In a 2006 ruling, the Montana Supreme Court ruled that science had proven the connection between groundwater and surface water. No more water rights are issued in many river basins in Montana because the water is already over allocated. But if developers can dig unlimited numbers of wells, water could become scarce for all.

In October 2014, Judge Jeffrey Sherlock sided with the Horse Creek ranchers saying the unregulated proliferation of exempt wells was not in keeping with legislative intent when the exemption was created. Sherlock instructed the DNRC to use the original definition of combined appropriation until a final rule was written.

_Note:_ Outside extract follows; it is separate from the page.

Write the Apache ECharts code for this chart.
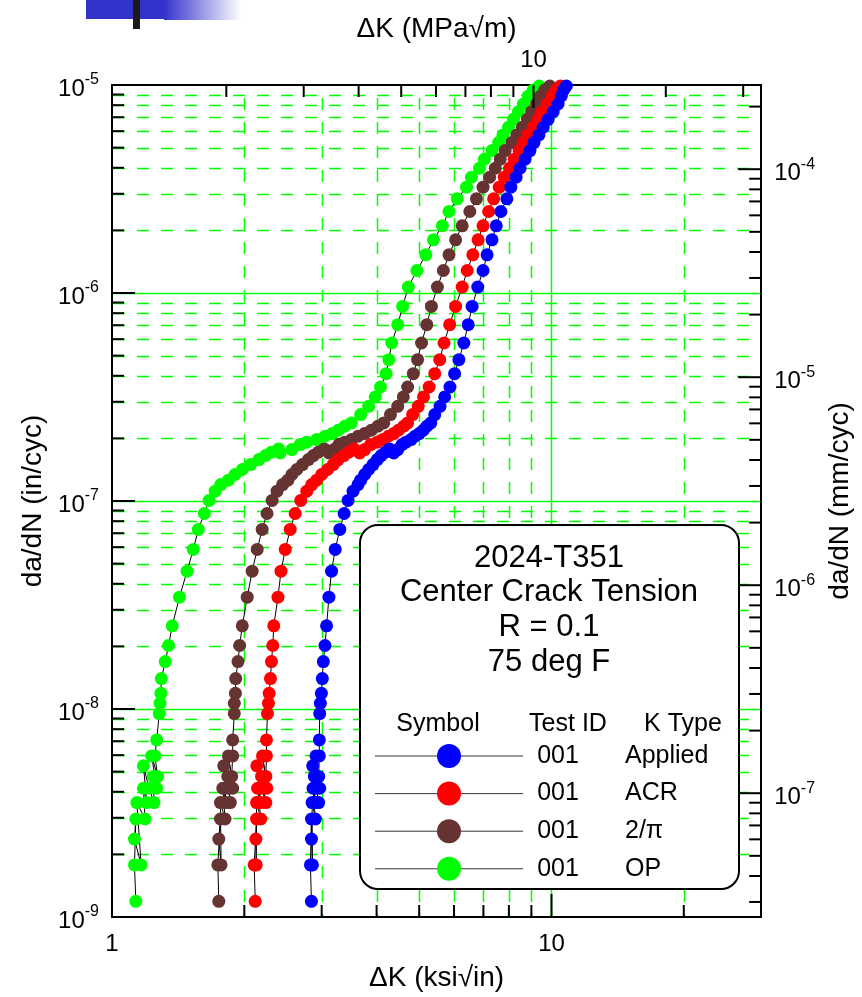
<!DOCTYPE html>
<html>
<head>
<meta charset="utf-8">
<title>2024-T351 fatigue crack growth</title>
<script src="https://cdn.jsdelivr.net/npm/echarts@6/dist/echarts.min.js"></script>
<style>
  html, body { margin: 0; padding: 0; background: #ffffff; }
  #chart { width: 862px; height: 997px; }
</style>
</head>
<body>
<div id="chart"></div>
<script>
// ---- Test 001, 2024-T351 centre crack tension, R = 0.1, 75 deg F ----
// One da/dN record; the four K definitions share it, only ΔK differs.
const dadN = [
  1.19e-9, 1.78e-9, 2.96e-9, 2.37e-9, 1.78e-9, 3.55e-9, 2.96e-9, 4.16e-9, 3.55e-9, 5.33e-9,
  4.16e-9, 3.55e-9, 4.74e-9, 4.16e-9, 5.95e-9, 4.74e-9, 5.95e-9, 7.10e-9, 9.51e-9, 1.066e-8,
  1.19e-8,
  1.40e-8, 1.69e-8, 2.02e-8, 2.51e-8, 3.45e-8, 4.60e-8, 5.85e-8, 7.30e-8, 8.71e-8, 1.006e-7,
  1.115e-7, 1.20e-7,
  1.259e-7, 1.341e-7, 1.417e-7, 1.497e-7, 1.582e-7, 1.654e-7, 1.716e-7, 1.780e-7, 1.703e-7, 1.767e-7,
  1.868e-7, 1.917e-7, 1.974e-7, 2.048e-7, 2.110e-7, 2.188e-7, 2.287e-7, 2.373e-7, 2.603e-7, 2.853e-7,
  3.164e-7, 3.533e-7, 4.095e-7, 4.781e-7, 5.748e-7, 7.039e-7, 8.622e-7,
  1.068e-6, 1.283e-6, 1.526e-6, 1.802e-6, 2.104e-6, 2.465e-6, 2.836e-6, 3.226e-6, 3.602e-6, 3.980e-6,
  4.396e-6, 4.838e-6, 5.286e-6, 5.754e-6, 6.263e-6, 6.842e-6, 7.447e-6, 8.104e-6, 8.853e-6, 9.462e-6,
  9.890e-6
];

// ΔK (ksi√in) for each K type, point by point against dadN
const kApplied = [
  2.843, 2.828, 2.843, 2.843, 2.858, 2.853, 2.902, 2.867, 2.902, 2.862,
  2.917, 2.953, 2.887, 2.969, 2.912, 2.953, 2.963, 2.963, 2.969, 2.979,
  2.995,
  3.010, 3.026, 3.052, 3.078, 3.116, 3.159, 3.220, 3.299, 3.374, 3.445,
  3.536, 3.629,
  3.680, 3.757, 3.836, 3.924, 4.013, 4.097, 4.191, 4.279, 4.376, 4.468,
  4.570, 4.666, 4.789, 4.889, 5.000, 5.106, 5.203, 5.313, 5.425, 5.577,
  5.715, 5.875, 6.019, 6.156, 6.318, 6.462, 6.598,
  6.796, 6.986, 7.135, 7.322, 7.487, 7.672, 7.915, 8.081, 8.308, 8.482,
  8.706, 8.935, 9.123, 9.363, 9.576, 9.828, 10.09, 10.35, 10.53, 10.66,
  10.81
];
const kACR = [
  2.118, 2.106, 2.133, 2.125, 2.129, 2.133, 2.181, 2.144, 2.181, 2.136,
  2.189, 2.239, 2.189, 2.250, 2.200, 2.239, 2.246, 2.246, 2.258, 2.270,
  2.278,
  2.294, 2.306, 2.322, 2.334, 2.386, 2.424, 2.479, 2.544, 2.611, 2.689,
  2.775, 2.848,
  2.922, 3.000, 3.094, 3.187, 3.271, 3.369, 3.458, 3.555, 3.661, 3.757,
  3.876, 4.013, 4.133, 4.256, 4.376, 4.484, 4.610, 4.707, 4.831, 4.975,
  5.114, 5.267, 5.425, 5.568, 5.695, 5.865, 6.051,
  6.263, 6.430, 6.622, 6.808, 6.986, 7.194, 7.385, 7.606, 7.806, 8.025,
  8.222, 8.439, 8.630, 8.827, 9.091, 9.331, 9.526, 9.777, 10.03, 10.26,
  10.48
];
const k2pi = [
  1.750, 1.741, 1.765, 1.750, 1.771, 1.765, 1.808, 1.787, 1.818, 1.796,
  1.840, 1.859, 1.834, 1.882, 1.840, 1.872, 1.882, 1.882, 1.898, 1.898,
  1.909,
  1.912, 1.935, 1.952, 1.979, 2.031, 2.084, 2.140, 2.196, 2.253, 2.314,
  2.374, 2.445,
  2.513, 2.567, 2.634, 2.713, 2.799, 2.872, 2.948, 3.041, 3.116, 3.198,
  3.282, 3.386, 3.506, 3.629, 3.757, 3.890, 4.027, 4.154, 4.301, 4.468,
  4.601, 4.707, 4.848, 4.958, 5.062, 5.203, 5.331,
  5.501, 5.675, 5.845, 6.051, 6.263, 6.520, 6.749, 6.986, 7.232, 7.449,
  7.645, 7.846, 8.124, 8.337, 8.586, 8.812, 9.013, 9.251, 9.445, 9.661,
  9.913
];
const kOP = [
  1.133, 1.125, 1.133, 1.125, 1.165, 1.139, 1.189, 1.179, 1.200, 1.179,
  1.214, 1.246, 1.242, 1.264, 1.231, 1.270, 1.252, 1.264, 1.281, 1.286,
  1.292,
  1.295, 1.322, 1.345, 1.371, 1.424, 1.482, 1.531, 1.572, 1.622, 1.664,
  1.717, 1.768,
  1.840, 1.905, 1.979, 2.067, 2.159, 2.235, 2.306, 2.394, 2.415, 2.567,
  2.680, 2.775, 2.922, 3.052, 3.170, 3.271, 3.386, 3.506, 3.680, 3.836,
  3.971, 4.083, 4.206, 4.264, 4.331, 4.468, 4.585,
  4.723, 4.940, 5.177, 5.388, 5.645, 5.845, 6.103, 6.407, 6.575, 6.855,
  7.036, 7.322, 7.580, 7.753, 7.984, 8.194, 8.410, 8.630, 8.857, 9.091,
  9.380
];

// Legend / annotation text
const titleLines = ['2024-T351', 'Center Crack Tension', 'R = 0.1', '75 deg F'];
const tableHeader = ['Symbol', 'Test ID', 'K Type'];
const testIds = ['001', '001', '001', '001'];
const kTypes = ['Applied', 'ACR', '2/π', 'OP'];
const kColors = ['#0000ff', '#ff0000', '#663333', '#00ff00'];

// Axis ranges and tick values
const KSI_TO_MPA = 1.0988;   // 1 ksi√in in MPa√m
const IN_TO_MM = 25.4;
const ksiRange = [1, 30];
const inRange = [1e-9, 1e-5];
const ksiMajor = [10];
const ksiMinor = [2, 3, 4, 5, 6, 7, 8, 9, 20];
const mpaMajor = [10];
const mpaMinor = [2, 3, 4, 5, 6, 7, 8, 9, 20, 30];
const inMajor = [1e-8, 1e-7, 1e-6];
const mmMajor = [1e-7, 1e-6, 1e-5, 1e-4];

const FONT = '"Liberation Sans", Arial, Helvetica, sans-serif';

function minorsOf(decades, lo, hi) {
  const out = [];
  decades.forEach(d => { for (let m = 2; m <= 9; m++) { const v = m * d; if (v > lo && v < hi) out.push(v); } });
  return out;
}
const inMinor = minorsOf([1e-9, 1e-8, 1e-7, 1e-6], inRange[0], inRange[1]);
const mmMinor = minorsOf([1e-8, 1e-7, 1e-6, 1e-5, 1e-4], inRange[0] * IN_TO_MM, inRange[1] * IN_TO_MM);

function isDecade(v) { const l = Math.log10(v); return Math.abs(l - Math.round(l)) < 1e-6; }
const expLabel = v => isDecade(v) ? '{b|10}{s|' + Math.round(Math.log10(v)) + '}' : '';
const plainLabel = v => isDecade(v) ? String(Math.round(v)) : '';

const richExp = {
  b: { fontFamily: FONT, fontSize: 24, lineHeight: 24, padding: [8, 0, 0, 0], color: '#000' },
  s: { fontFamily: FONT, fontSize: 16, lineHeight: 16, padding: [0, 0, 10, 0], color: '#000' }
};
const frameLine = { show: true, lineStyle: { color: '#000', width: 2 } };
const nameStyle = { fontFamily: FONT, fontSize: 28, color: '#000' };
function hidden() { return { show: false }; }

function makeSeries(name, ks, color) {
  return {
    type: 'line', name: name,
    xAxisIndex: 0, yAxisIndex: 0,
    data: ks.map((k, i) => [k, dadN[i]]),
    symbol: 'circle', symbolSize: 13, showAllSymbol: true,
    lineStyle: { color: '#000', width: 1 },
    itemStyle: { color: color, borderWidth: 0 },
    emphasis: { disabled: true },
    z: 2
  };
}

const chart = echarts.init(document.getElementById('chart'), null, { renderer: 'canvas' });

chart.setOption({
  animation: false,
  backgroundColor: '#ffffff',
  grid: { left: 112, top: 85, right: 95, bottom: 79, containLabel: false },
  xAxis: [
    {
      type: 'log', logBase: 10, min: ksiRange[0], max: ksiRange[1], position: 'bottom',
      axisLine: frameLine, axisTick: hidden(), splitLine: hidden(), minorTick: hidden(), minorSplitLine: hidden(),
      axisLabel: { formatter: plainLabel, fontFamily: FONT, fontSize: 24, color: '#000', margin: 15 },
      name: 'ΔK (ksi√in)', nameLocation: 'middle', nameGap: 47, nameTextStyle: nameStyle
    },
    {
      type: 'log', logBase: 10, min: ksiRange[0] * KSI_TO_MPA, max: ksiRange[1] * KSI_TO_MPA, position: 'top',
      axisLine: frameLine, axisTick: hidden(), splitLine: hidden(), minorTick: hidden(), minorSplitLine: hidden(),
      axisLabel: { formatter: plainLabel, fontFamily: FONT, fontSize: 24, color: '#000', margin: 13 },
      name: 'ΔK (MPa√m)', nameLocation: 'middle', nameGap: 40, nameTextStyle: nameStyle
    }
  ],
  yAxis: [
    {
      type: 'log', logBase: 10, min: inRange[0], max: inRange[1], position: 'left',
      axisLine: frameLine, axisTick: hidden(), splitLine: hidden(), minorTick: hidden(), minorSplitLine: hidden(),
      axisLabel: { formatter: expLabel, rich: richExp, margin: 13 },
      name: 'da/dN (in/cyc)', nameLocation: 'middle', nameRotate: 90, nameGap: 65, nameTextStyle: nameStyle
    },
    {
      type: 'log', logBase: 10, min: inRange[0] * IN_TO_MM, max: inRange[1] * IN_TO_MM, position: 'right',
      axisLine: frameLine, axisTick: hidden(), splitLine: hidden(), minorTick: hidden(), minorSplitLine: hidden(),
      axisLabel: { formatter: expLabel, rich: richExp, margin: 13 },
      name: 'da/dN (mm/cyc)', nameLocation: 'middle', nameRotate: 90, nameGap: 62, nameTextStyle: nameStyle
    }
  ],
  series: [
    makeSeries('OP', kOP, kColors[3]),
    makeSeries('2/π', k2pi, kColors[2]),
    makeSeries('ACR', kACR, kColors[1]),
    makeSeries('Applied', kApplied, kColors[0])
  ]
});

// ---- grid lines and tick marks, placed through the axes' own scales ----
const xPix = v => chart.convertToPixel({ xAxisIndex: 0 }, v);
const xTopPix = v => chart.convertToPixel({ xAxisIndex: 1 }, v);
const yPix = v => chart.convertToPixel({ yAxisIndex: 0 }, v);
const yRightPix = v => chart.convertToPixel({ yAxisIndex: 1 }, v);
const crisp = p => Math.round(p) + 0.5;

const L = xPix(ksiRange[0]), R = xPix(ksiRange[1]);
const T = yPix(inRange[1]), B = yPix(inRange[0]);

const GRID_GREEN = '#00ff00';
const DASH = [12, 12];
const els = [];

function gridLine(x1, y1, x2, y2, dash, dashOffset) {
  els.push({
    type: 'polyline', silent: true, z: 1,
    shape: { points: [[x1, y1], [x2, y2]] },
    style: { stroke: GRID_GREEN, fill: null, lineWidth: 1.5, lineDash: dash, lineDashOffset: dashOffset }
  });
}

// vertical grid (ksi√in), dashes begin with a gap at the top edge
ksiMinor.forEach(v => { const x = crisp(xPix(v)); gridLine(x, T + 1, x, B - 1, DASH, 12); });
ksiMajor.forEach(v => { const x = crisp(xPix(v)); gridLine(x, T + 1, x, B - 1, [B - T, 0], 0); });
// horizontal grid (in/cyc)
inMinor.forEach(v => { const y = crisp(yPix(v)); gridLine(L + 1, y, R - 1, y, DASH, 0); });
inMajor.forEach(v => { const y = crisp(yPix(v)); gridLine(L + 1, y, R - 1, y, [R - L, 0], 0); });

// tick marks on all four sides, pointing inwards
const MINOR_LEN = 12, MAJOR_LEN = 23;
function tick(x1, y1, x2, y2) {
  els.push({
    type: 'line', silent: true, z: 3,
    shape: { x1: x1, y1: y1, x2: x2, y2: y2 },
    style: { stroke: '#000', lineWidth: 2 }
  });
}
ksiMinor.forEach(v => { const x = xPix(v); tick(x, B, x, B - MINOR_LEN); });
ksiMajor.forEach(v => { const x = xPix(v); tick(x, B, x, B - MAJOR_LEN); });
mpaMinor.forEach(v => { const x = xTopPix(v); tick(x, T, x, T + MINOR_LEN); });
mpaMajor.forEach(v => { const x = xTopPix(v); tick(x, T, x, T + MAJOR_LEN); });
inMinor.forEach(v => { const y = yPix(v); tick(L, y, L + MINOR_LEN, y); });
inMajor.forEach(v => { const y = yPix(v); tick(L, y, L + MAJOR_LEN, y); });
mmMinor.forEach(v => { const y = yRightPix(v); tick(R, y, R - MINOR_LEN, y); });
mmMajor.forEach(v => { const y = yRightPix(v); tick(R, y, R - MAJOR_LEN, y); });

// ---- header bar at the top left ----
els.push({ type: 'rect', silent: true, z: 20, shape: { x: 86, y: 0, width: 79, height: 19 }, style: { fill: '#3333cc' } });
els.push({
  type: 'rect', silent: true, z: 20, shape: { x: 164, y: 0, width: 77, height: 20 },
  style: { fill: { type: 'linear', x: 0, y: 0, x2: 1, y2: 0, colorStops: [{ offset: 0, color: '#3333cc' }, { offset: 1, color: '#ffffff' }] } }
});
els.push({ type: 'rect', silent: true, z: 21, shape: { x: 133, y: 0, width: 7, height: 29 }, style: { fill: '#1a1a1a' } });

// ---- annotation box with the symbol table ----
function txt(text, x, y, size, align) {
  els.push({
    type: 'text', silent: true, z: 11,
    style: {
      text: text, x: x, y: y, font: size + 'px ' + FONT, fill: '#000',
      align: align, verticalAlign: 'middle', textAlign: align, textVerticalAlign: 'middle'
    }
  });
}
els.push({
  type: 'rect', silent: true, z: 10,
  shape: { x: 360, y: 525, width: 379, height: 364, r: 18 },
  style: { fill: '#ffffff', stroke: '#000', lineWidth: 2 }
});
titleLines.forEach((t, i) => txt(t, 549, 558 + i * 34.7, 31, 'center'));
txt(tableHeader[0], 438, 724, 25, 'center');
txt(tableHeader[1], 568, 724, 25, 'center');
txt(tableHeader[2], 683, 724, 25, 'center');
kTypes.forEach((k, i) => {
  const y = 756 + i * 37.6;
  els.push({ type: 'line', silent: true, z: 11, shape: { x1: 375, y1: y, x2: 523, y2: y }, style: { stroke: '#333', lineWidth: 1 } });
  els.push({ type: 'circle', silent: true, z: 12, shape: { cx: 449, cy: y, r: 12 }, style: { fill: kColors[i] } });
  txt(testIds[i], 558, y, 25, 'center');
  txt(k, 625, y, 25, 'left');
});

chart.setOption({ graphic: { elements: els } });
</script>
</body>
</html>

The Montana Well Drillers Association and the Montana Association of Realtors appealed Sherlock’s ruling to the Montana Supreme Court. The court heard arguments in May and a ruling is imminent.

On Tuesday, Well Drillers Association spokeswoman Rhonda Wiggers encouraged the committee to move forward with the bill so the rule could be finalized one way or the other. She said the well drillers have already spent $80,000 in court fees.

But Rep. Kathleen Williams, D-Bozeman, said Sherlock had returned the rule to the pre-1993 definition, indicating that’s probably how it should remain.

Rep. Zach Brown, D-Bozeman, said reintroducing the same bill that failed four years ago didn’t honor previous efforts at compromise.

“I think presenting this bill as a satisfactory compromise is not accurate,” Brown said. “I have to think that continuing to approach it with the spirit of compromise, that has to eventually yield fruit. This bill is moving the clock backward and not forward.”

Williams moved that two bills be put out to public comment: one bill with the post-1993 definition that failed in 2013 and one with the pre-1993 definition that was supported by Sherlock.

The motion passed unanimously. If either bill is approved, it will be submitted for consideration in the 2017 Legislature.